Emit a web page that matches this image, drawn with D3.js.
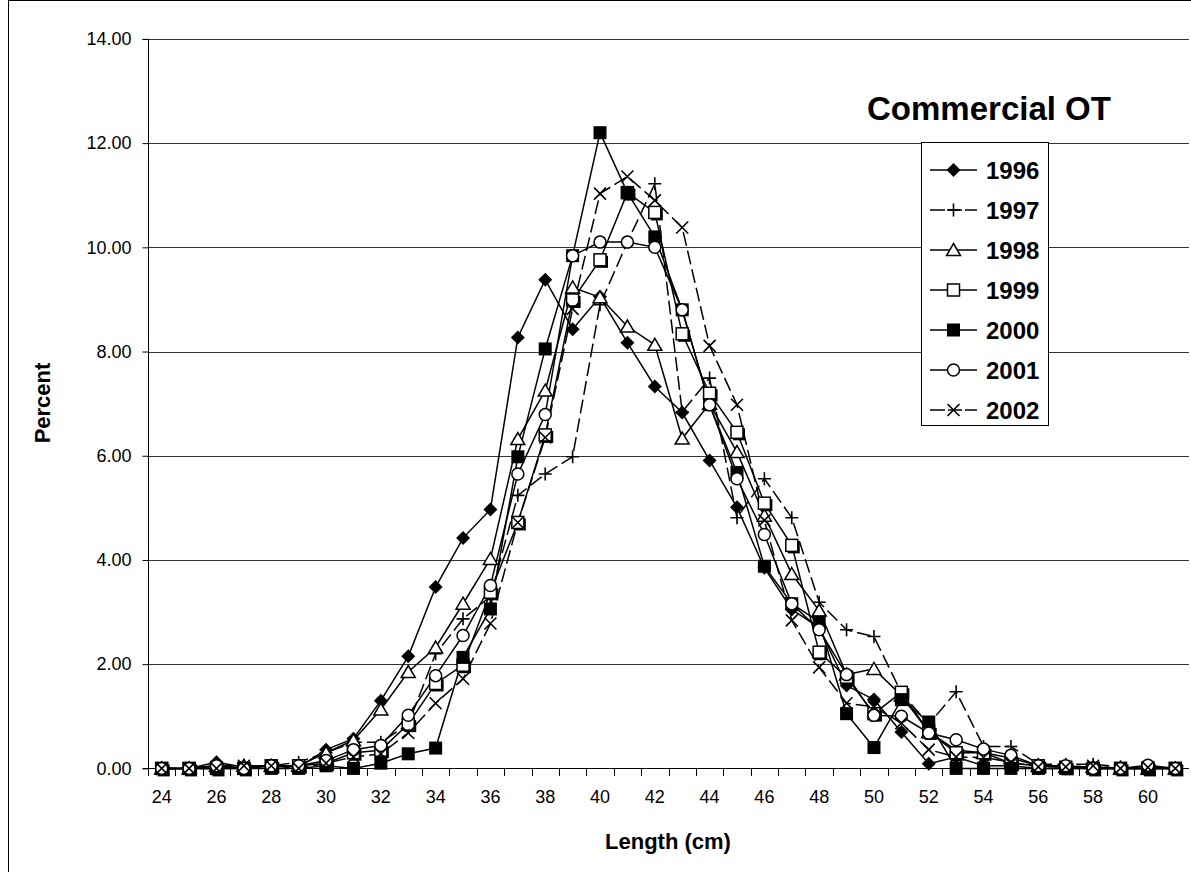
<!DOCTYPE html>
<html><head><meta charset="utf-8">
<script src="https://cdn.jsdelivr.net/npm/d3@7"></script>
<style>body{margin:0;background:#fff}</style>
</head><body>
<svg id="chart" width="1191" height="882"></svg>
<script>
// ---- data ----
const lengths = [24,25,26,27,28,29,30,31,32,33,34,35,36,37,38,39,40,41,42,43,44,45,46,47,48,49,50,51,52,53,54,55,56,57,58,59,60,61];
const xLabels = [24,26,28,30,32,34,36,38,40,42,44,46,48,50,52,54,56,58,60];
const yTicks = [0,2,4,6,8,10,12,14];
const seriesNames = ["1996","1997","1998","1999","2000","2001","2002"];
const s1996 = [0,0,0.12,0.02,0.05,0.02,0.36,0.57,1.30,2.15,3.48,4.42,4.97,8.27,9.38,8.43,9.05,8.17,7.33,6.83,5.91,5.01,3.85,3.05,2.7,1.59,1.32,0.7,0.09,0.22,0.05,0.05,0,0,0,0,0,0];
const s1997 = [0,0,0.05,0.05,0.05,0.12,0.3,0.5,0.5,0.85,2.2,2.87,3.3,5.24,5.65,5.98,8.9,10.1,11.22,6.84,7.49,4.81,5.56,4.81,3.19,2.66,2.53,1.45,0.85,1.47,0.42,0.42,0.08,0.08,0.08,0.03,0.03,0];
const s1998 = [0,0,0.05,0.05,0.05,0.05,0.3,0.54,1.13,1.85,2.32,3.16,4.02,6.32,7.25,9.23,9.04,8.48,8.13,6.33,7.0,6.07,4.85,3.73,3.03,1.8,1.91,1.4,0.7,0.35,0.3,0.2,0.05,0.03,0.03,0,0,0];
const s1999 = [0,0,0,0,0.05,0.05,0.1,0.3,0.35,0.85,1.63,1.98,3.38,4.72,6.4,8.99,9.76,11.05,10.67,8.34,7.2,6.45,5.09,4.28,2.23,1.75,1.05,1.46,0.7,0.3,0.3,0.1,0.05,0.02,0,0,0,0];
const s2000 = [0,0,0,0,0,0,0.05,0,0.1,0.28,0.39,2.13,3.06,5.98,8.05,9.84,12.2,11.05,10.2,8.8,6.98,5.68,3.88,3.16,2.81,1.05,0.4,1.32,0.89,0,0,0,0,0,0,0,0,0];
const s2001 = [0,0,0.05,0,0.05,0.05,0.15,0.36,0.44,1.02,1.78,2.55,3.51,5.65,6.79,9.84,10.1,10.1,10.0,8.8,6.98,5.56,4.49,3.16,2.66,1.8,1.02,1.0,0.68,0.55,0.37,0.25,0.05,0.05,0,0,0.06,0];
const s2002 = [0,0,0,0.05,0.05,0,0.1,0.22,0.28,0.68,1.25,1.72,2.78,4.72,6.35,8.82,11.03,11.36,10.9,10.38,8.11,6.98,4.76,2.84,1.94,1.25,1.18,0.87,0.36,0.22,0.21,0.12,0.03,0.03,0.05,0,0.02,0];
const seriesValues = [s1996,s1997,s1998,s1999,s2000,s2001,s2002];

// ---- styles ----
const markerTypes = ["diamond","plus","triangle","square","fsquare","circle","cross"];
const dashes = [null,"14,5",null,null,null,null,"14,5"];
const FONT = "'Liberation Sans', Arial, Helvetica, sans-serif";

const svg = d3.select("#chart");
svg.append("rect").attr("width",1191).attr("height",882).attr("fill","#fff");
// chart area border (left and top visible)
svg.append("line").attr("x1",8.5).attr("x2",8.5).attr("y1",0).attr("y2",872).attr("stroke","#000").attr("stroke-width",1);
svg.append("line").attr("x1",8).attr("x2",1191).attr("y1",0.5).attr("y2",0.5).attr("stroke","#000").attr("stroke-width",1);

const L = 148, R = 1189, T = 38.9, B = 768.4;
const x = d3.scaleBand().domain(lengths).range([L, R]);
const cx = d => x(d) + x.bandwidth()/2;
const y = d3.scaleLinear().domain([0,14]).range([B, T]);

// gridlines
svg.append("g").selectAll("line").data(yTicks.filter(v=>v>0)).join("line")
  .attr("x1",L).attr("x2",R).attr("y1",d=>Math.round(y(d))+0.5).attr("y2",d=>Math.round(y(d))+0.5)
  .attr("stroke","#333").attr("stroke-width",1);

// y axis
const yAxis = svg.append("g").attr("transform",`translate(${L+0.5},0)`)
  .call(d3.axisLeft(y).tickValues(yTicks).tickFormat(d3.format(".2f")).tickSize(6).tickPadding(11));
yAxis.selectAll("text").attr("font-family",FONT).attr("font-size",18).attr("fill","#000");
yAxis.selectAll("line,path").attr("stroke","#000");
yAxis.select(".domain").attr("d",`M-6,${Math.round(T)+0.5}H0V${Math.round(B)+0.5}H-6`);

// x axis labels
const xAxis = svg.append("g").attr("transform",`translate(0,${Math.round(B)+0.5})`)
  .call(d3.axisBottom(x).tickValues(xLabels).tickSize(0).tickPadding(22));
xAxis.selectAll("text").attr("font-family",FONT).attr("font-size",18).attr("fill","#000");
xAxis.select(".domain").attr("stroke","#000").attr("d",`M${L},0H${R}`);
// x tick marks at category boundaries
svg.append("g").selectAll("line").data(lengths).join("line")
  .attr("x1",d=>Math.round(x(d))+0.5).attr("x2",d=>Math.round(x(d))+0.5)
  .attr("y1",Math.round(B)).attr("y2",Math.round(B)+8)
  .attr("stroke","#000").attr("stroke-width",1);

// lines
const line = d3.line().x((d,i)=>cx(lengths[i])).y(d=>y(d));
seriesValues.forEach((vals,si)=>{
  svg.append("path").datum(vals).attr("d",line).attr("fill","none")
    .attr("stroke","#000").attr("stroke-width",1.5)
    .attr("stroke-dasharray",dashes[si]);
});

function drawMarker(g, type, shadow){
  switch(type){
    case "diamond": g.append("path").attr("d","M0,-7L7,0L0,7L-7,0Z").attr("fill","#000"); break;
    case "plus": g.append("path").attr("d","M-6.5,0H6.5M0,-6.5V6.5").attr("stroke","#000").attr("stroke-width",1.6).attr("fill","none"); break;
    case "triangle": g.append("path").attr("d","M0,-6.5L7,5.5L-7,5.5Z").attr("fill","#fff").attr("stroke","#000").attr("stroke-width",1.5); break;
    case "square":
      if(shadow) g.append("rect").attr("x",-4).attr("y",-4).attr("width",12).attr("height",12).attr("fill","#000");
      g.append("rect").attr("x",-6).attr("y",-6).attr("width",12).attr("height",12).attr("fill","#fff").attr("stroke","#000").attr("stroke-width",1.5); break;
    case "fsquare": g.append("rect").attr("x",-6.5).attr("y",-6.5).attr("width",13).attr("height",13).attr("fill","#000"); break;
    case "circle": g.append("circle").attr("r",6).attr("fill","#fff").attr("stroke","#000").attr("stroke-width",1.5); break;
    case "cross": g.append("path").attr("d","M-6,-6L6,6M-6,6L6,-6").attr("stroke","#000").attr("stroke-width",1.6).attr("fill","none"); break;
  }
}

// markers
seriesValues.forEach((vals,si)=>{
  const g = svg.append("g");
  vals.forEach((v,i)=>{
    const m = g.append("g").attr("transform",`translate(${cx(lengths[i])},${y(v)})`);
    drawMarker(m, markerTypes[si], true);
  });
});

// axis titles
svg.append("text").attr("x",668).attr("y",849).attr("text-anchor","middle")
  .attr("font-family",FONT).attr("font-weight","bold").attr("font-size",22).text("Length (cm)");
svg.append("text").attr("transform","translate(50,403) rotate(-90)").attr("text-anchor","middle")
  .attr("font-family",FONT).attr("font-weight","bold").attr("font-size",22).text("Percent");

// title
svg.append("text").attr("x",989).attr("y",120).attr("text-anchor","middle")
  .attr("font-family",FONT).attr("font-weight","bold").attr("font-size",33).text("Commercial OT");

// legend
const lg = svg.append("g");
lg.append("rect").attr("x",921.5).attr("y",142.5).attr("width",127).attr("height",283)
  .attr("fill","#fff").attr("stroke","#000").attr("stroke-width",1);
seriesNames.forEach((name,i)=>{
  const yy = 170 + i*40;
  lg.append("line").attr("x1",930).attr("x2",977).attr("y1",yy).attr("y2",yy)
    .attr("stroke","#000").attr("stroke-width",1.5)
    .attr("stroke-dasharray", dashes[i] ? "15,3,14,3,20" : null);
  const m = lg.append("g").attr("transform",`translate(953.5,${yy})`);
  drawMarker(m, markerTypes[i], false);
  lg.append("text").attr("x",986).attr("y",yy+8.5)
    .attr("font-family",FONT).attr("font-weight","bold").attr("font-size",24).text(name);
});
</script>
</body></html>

-------

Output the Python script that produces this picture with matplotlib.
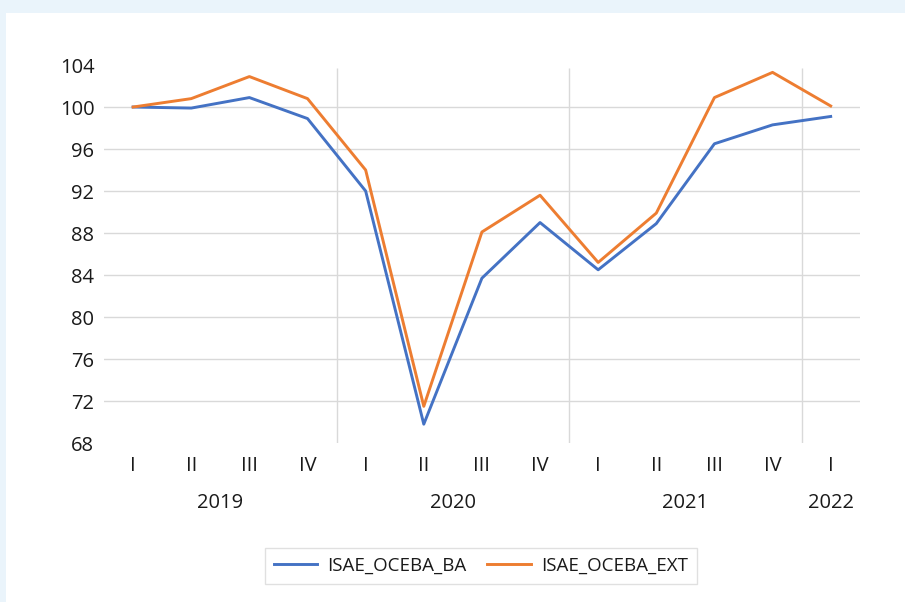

-------

▶ WHAT TO DO:
Count each line where the string "that" occurs, and write only the number.

▶ CORRECT RESPONSE:
2